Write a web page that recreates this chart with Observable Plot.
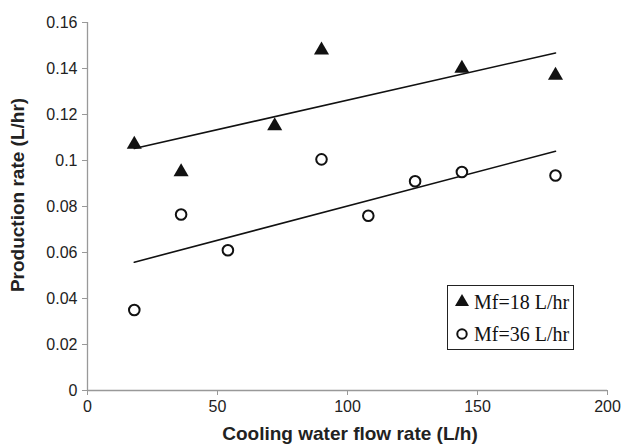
<!DOCTYPE html>
<html>
<head>
<meta charset="utf-8">
<script src="https://cdn.jsdelivr.net/npm/d3@7"></script>
<script src="https://cdn.jsdelivr.net/npm/@observablehq/plot@0.6"></script>
<style>
  html, body { margin: 0; padding: 0; background: #fff; }
  #wrap { position: relative; width: 622px; height: 447px; }
  #legend {
    position: absolute; left: 447px; top: 285px; width: 127px; height: 65px;
    border: 1px solid #222; box-sizing: border-box; background: #fff;
    font-family: "Liberation Serif", "Times New Roman", serif; font-size: 20px; color: #111;
  }
  #legend .row { position: absolute; left: 0; display: flex; align-items: center; height: 24px; }
  #legend svg { display: block; }
</style>
</head>
<body>
<div id="wrap"></div>
<script>
// Data
const seriesNames = ["Mf=18 L/hr", "Mf=36 L/hr"];
const flowMf18 = [18, 36, 72, 90, 144, 180];
const rateMf18 = [0.107, 0.095, 0.115, 0.148, 0.140, 0.137];
const flowMf36 = [18, 36, 54, 90, 108, 126, 144, 180];
const rateMf36 = [0.035, 0.0765, 0.061, 0.1005, 0.076, 0.091, 0.095, 0.0935];
const xTicks = [0, 50, 100, 150, 200];
const yTicks = [0, 0.02, 0.04, 0.06, 0.08, 0.1, 0.12, 0.14, 0.16];
const xTitle = "Cooling water flow rate (L/h)";
const yTitle = "Production rate (L/hr)";

const d18 = flowMf18.map((x, i) => ({x, y: rateMf18[i], s: seriesNames[0]}));
const d36 = flowMf36.map((x, i) => ({x, y: rateMf36[i], s: seriesNames[1]}));

const tickFont = "Liberation Sans, Arial, sans-serif";

const chart = Plot.plot({
  width: 622,
  height: 447,
  marginLeft: 87,
  marginRight: 15,
  marginTop: 22,
  marginBottom: 57,
  style: { fontFamily: tickFont, fontSize: "16px", color: "#222", background: "#fff" },
  x: { domain: [0, 200], ticks: xTicks, tickFormat: d => String(d) },
  y: { domain: [0, 0.16], ticks: yTicks, tickFormat: d => String(d) },
  marks: [
    Plot.ruleX([0], { stroke: "#999", strokeWidth: 1.3 }),
    Plot.ruleY([0], { stroke: "#999", strokeWidth: 1.3 }),
    Plot.axisX({ ticks: xTicks, tickSize: 5, tickPadding: 5, fontSize: 16, stroke: "#999", fill: "#222", label: null, tickFormat: d => String(d) }),
    Plot.axisY({ ticks: yTicks, tickSize: 5, tickPadding: 5, fontSize: 16, stroke: "#999", fill: "#222", label: null, tickFormat: d => String(d) }),
    Plot.linearRegressionY(d18, { x: "x", y: "y", ci: 0, stroke: "#111", strokeWidth: 1.6 }),
    Plot.linearRegressionY(d36, { x: "x", y: "y", ci: 0, stroke: "#111", strokeWidth: 1.6 }),
    Plot.dot(d18, { x: "x", y: "y", symbol: "triangle", r: 5.6, fill: "#111", stroke: "none" }),
    Plot.dot(d36, { x: "x", y: "y", symbol: "circle", r: 5.3, fill: "white", stroke: "#111", strokeWidth: 2 })
  ]
});

const svg = d3.select(chart);
// axis titles
svg.append("text")
  .attr("x", 350).attr("y", 440)
  .attr("text-anchor", "middle")
  .attr("font-family", tickFont).attr("font-size", 19).attr("font-weight", "bold").attr("fill", "#222")
  .text(xTitle);
svg.append("text")
  .attr("transform", "translate(24,195) rotate(-90)")
  .attr("text-anchor", "middle")
  .attr("font-family", tickFont).attr("font-size", 19).attr("font-weight", "bold").attr("fill", "#222")
  .text(yTitle);

const wrap = document.getElementById("wrap");
wrap.appendChild(chart);

// legend
const legend = document.createElement("div");
legend.id = "legend";
const symbols = [d3.symbolTriangle, d3.symbolCircle];
seriesNames.forEach((name, i) => {
  const row = document.createElement("div");
  row.className = "row";
  row.style.top = (i === 0 ? 4 : 36) + "px";
  row.style.left = "6px";
  const s = d3.create("svg").attr("width", 20).attr("height", 20);
  s.append("path")
    .attr("transform", "translate(8,10)")
    .attr("d", d3.symbol(symbols[i], i === 0 ? 85 : 70)())
    .attr("fill", i === 0 ? "#111" : "white")
    .attr("stroke", i === 0 ? "none" : "#111")
    .attr("stroke-width", 2);
  row.appendChild(s.node());
  const t = document.createElement("span");
  t.textContent = name;
  t.style.marginLeft = "0px";
  row.appendChild(t);
  legend.appendChild(row);
});
wrap.appendChild(legend);
</script>
</body>
</html>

Instructions to follow | Restate the data above word for word. Do not include the images.

Response to this task |
Write a web page that recreates this chart with Observable Plot.
<!DOCTYPE html>
<html>
<head>
<meta charset="utf-8">
<script src="https://cdn.jsdelivr.net/npm/d3@7"></script>
<script src="https://cdn.jsdelivr.net/npm/@observablehq/plot@0.6"></script>
<style>
  html, body { margin: 0; padding: 0; background: #fff; }
  #wrap { position: relative; width: 622px; height: 447px; }
  #legend {
    position: absolute; left: 447px; top: 285px; width: 127px; height: 65px;
    border: 1px solid #222; box-sizing: border-box; background: #fff;
    font-family: "Liberation Serif", "Times New Roman", serif; font-size: 20px; color: #111;
  }
  #legend .row { position: absolute; left: 0; display: flex; align-items: center; height: 24px; }
  #legend svg { display: block; }
</style>
</head>
<body>
<div id="wrap"></div>
<script>
// Data
const seriesNames = ["Mf=18 L/hr", "Mf=36 L/hr"];
const flowMf18 = [18, 36, 72, 90, 144, 180];
const rateMf18 = [0.107, 0.095, 0.115, 0.148, 0.140, 0.137];
const flowMf36 = [18, 36, 54, 90, 108, 126, 144, 180];
const rateMf36 = [0.035, 0.0765, 0.061, 0.1005, 0.076, 0.091, 0.095, 0.0935];
const xTicks = [0, 50, 100, 150, 200];
const yTicks = [0, 0.02, 0.04, 0.06, 0.08, 0.1, 0.12, 0.14, 0.16];
const xTitle = "Cooling water flow rate (L/h)";
const yTitle = "Production rate (L/hr)";

const d18 = flowMf18.map((x, i) => ({x, y: rateMf18[i], s: seriesNames[0]}));
const d36 = flowMf36.map((x, i) => ({x, y: rateMf36[i], s: seriesNames[1]}));

const tickFont = "Liberation Sans, Arial, sans-serif";

const chart = Plot.plot({
  width: 622,
  height: 447,
  marginLeft: 87,
  marginRight: 15,
  marginTop: 22,
  marginBottom: 57,
  style: { fontFamily: tickFont, fontSize: "16px", color: "#222", background: "#fff" },
  x: { domain: [0, 200], ticks: xTicks, tickFormat: d => String(d) },
  y: { domain: [0, 0.16], ticks: yTicks, tickFormat: d => String(d) },
  marks: [
    Plot.ruleX([0], { stroke: "#999", strokeWidth: 1.3 }),
    Plot.ruleY([0], { stroke: "#999", strokeWidth: 1.3 }),
    Plot.axisX({ ticks: xTicks, tickSize: 5, tickPadding: 5, fontSize: 16, stroke: "#999", fill: "#222", label: null, tickFormat: d => String(d) }),
    Plot.axisY({ ticks: yTicks, tickSize: 5, tickPadding: 5, fontSize: 16, stroke: "#999", fill: "#222", label: null, tickFormat: d => String(d) }),
    Plot.linearRegressionY(d18, { x: "x", y: "y", ci: 0, stroke: "#111", strokeWidth: 1.6 }),
    Plot.linearRegressionY(d36, { x: "x", y: "y", ci: 0, stroke: "#111", strokeWidth: 1.6 }),
    Plot.dot(d18, { x: "x", y: "y", symbol: "triangle", r: 5.6, fill: "#111", stroke: "none" }),
    Plot.dot(d36, { x: "x", y: "y", symbol: "circle", r: 5.3, fill: "white", stroke: "#111", strokeWidth: 2 })
  ]
});

const svg = d3.select(chart);
// axis titles
svg.append("text")
  .attr("x", 350).attr("y", 440)
  .attr("text-anchor", "middle")
  .attr("font-family", tickFont).attr("font-size", 19).attr("font-weight", "bold").attr("fill", "#222")
  .text(xTitle);
svg.append("text")
  .attr("transform", "translate(24,195) rotate(-90)")
  .attr("text-anchor", "middle")
  .attr("font-family", tickFont).attr("font-size", 19).attr("font-weight", "bold").attr("fill", "#222")
  .text(yTitle);

const wrap = document.getElementById("wrap");
wrap.appendChild(chart);

// legend
const legend = document.createElement("div");
legend.id = "legend";
const symbols = [d3.symbolTriangle, d3.symbolCircle];
seriesNames.forEach((name, i) => {
  const row = document.createElement("div");
  row.className = "row";
  row.style.top = (i === 0 ? 4 : 36) + "px";
  row.style.left = "6px";
  const s = d3.create("svg").attr("width", 20).attr("height", 20);
  s.append("path")
    .attr("transform", "translate(8,10)")
    .attr("d", d3.symbol(symbols[i], i === 0 ? 85 : 70)())
    .attr("fill", i === 0 ? "#111" : "white")
    .attr("stroke", i === 0 ? "none" : "#111")
    .attr("stroke-width", 2);
  row.appendChild(s.node());
  const t = document.createElement("span");
  t.textContent = name;
  t.style.marginLeft = "0px";
  row.appendChild(t);
  legend.appendChild(row);
});
wrap.appendChild(legend);
</script>
</body>
</html>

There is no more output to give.